For the first two weeks we emphasized VO₂ max because it creates the foundation that makes everything else work:

  • Faster recovery between stations: better oxygen delivery helps you settle your breathing and heart rate sooner.
  • Higher sustainable pace: you can run harder in Zone 2/3 without blowing up in Zone 4/5.
  • Better HRV and readiness: improved aerobic fitness reduces overall stress load for the same work.
  • More “repeatability”: HYROX rewards consistent output; VO₂ max supports repeat efforts under fatigue.
  • Lower perceived effort: the same workout feels easier, which frees you to focus on technique and transitions.
Bottom line: VO₂ max work helps you go faster without getting winded, and it improves your ability to recover mid-race — which is exactly what HYROX demands.

As the foundation stabilizes, focus shifts toward station efficiency (technique), lactate tolerance, and race-specific pacing — built on top of that aerobic engine.

INSIGHT #02 • Recovery & Nervous System

I notice multiple NSDR breathing sessions on some days and at least one every day. What is NSDR and why is it important to HYROX?

NSDR stands for Non-Sleep Deep Rest. It’s a short, guided breathing and body-scan practice that places the nervous system into a deeply relaxed state without sleeping. Think of it as structured recovery for your brain and nervous system.

HYROX places repeated stress on the body: high heart rates, heavy muscular fatigue, and limited recovery time. If your nervous system stays stuck in “go mode,” performance drops and recovery slows. NSDR helps restore balance so you can train hard and absorb the work.
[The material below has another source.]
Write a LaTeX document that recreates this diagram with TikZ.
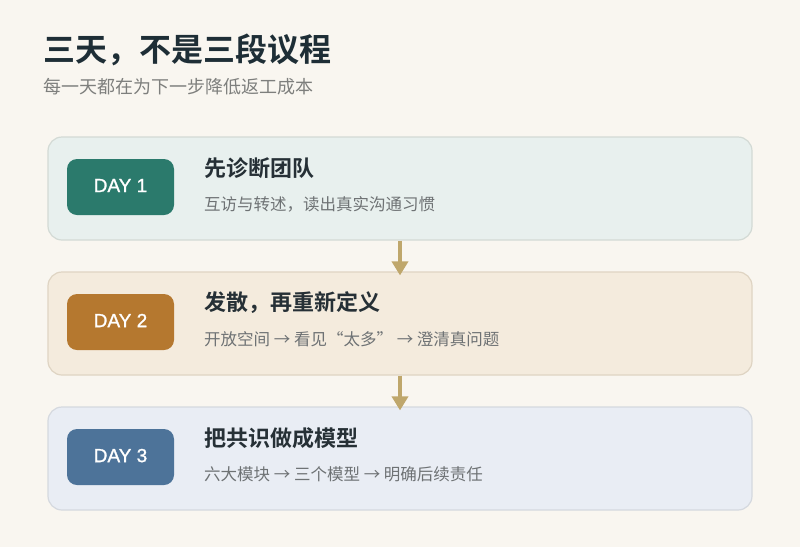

  • Faster recovery between sessions: down-regulates stress so the body can repair and adapt.
  • Better pacing control: a calmer nervous system improves breathing rhythm and decision-making under fatigue.
  • Improved HRV and readiness: consistent NSDR supports parasympathetic recovery signals.
  • Sleep quality support: helps reduce “wired but tired” evenings during heavy training weeks.
  • Repeatable output: HYROX rewards athletes who can recover quickly and perform again — NSDR trains that skill.
Why multiple sessions? On hard training days, travel days, or high-stress days, short NSDR sessions act as “reset buttons” — post-workout, mid-day, or before bed — to keep recovery on track.

Bottom line: NSDR isn’t passive relaxation — it’s an intentional recovery tool that allows higher training quality, better consistency, and improved race-day composure.

INSIGHT #03 • Winter Protocol

What’s your winter training protocol to keep VO₂ max trending up (and tracking clean) when it’s cold and routines get disrupted?

Winter is when VO₂ max readings can get noisy and training consistency can get fragile (cold temps, travel, poor sleep, holiday stress, reduced outdoor volume). My goal in winter is simple: keep the aerobic engine progressing while protecting recovery so the VO₂ trend stays meaningful.

  • 1 “Anchor VO₂” session per week: short, hard intervals (controlled) to keep the ceiling rising.
  • 2 aerobic base sessions per week: Zone 2 work to build capacity and improve recovery between efforts.
  • 1 HYROX-specific compromised run day: station-to-run combinations to keep race feel without overcooking fatigue.
  • Strength stays, volume gets smarter: maintain strength, but don’t let leg soreness crush run quality.
  • NSDR is non-negotiable: quick downshifts to keep stress from masking fitness in the metrics.
Tracking rule: VO₂ max is a trend, not a daily grade. In winter, I focus on a clean weekly pattern: consistent sessions + consistent sleep + consistent recovery = a reading you can trust.

If the ring/watch dips during winter (cold sleep environment, travel, dehydration, late workouts), I don’t panic. I tighten the protocol: hydration, sleep timing, Zone 2, and one quality VO₂ session — and the trend corrects.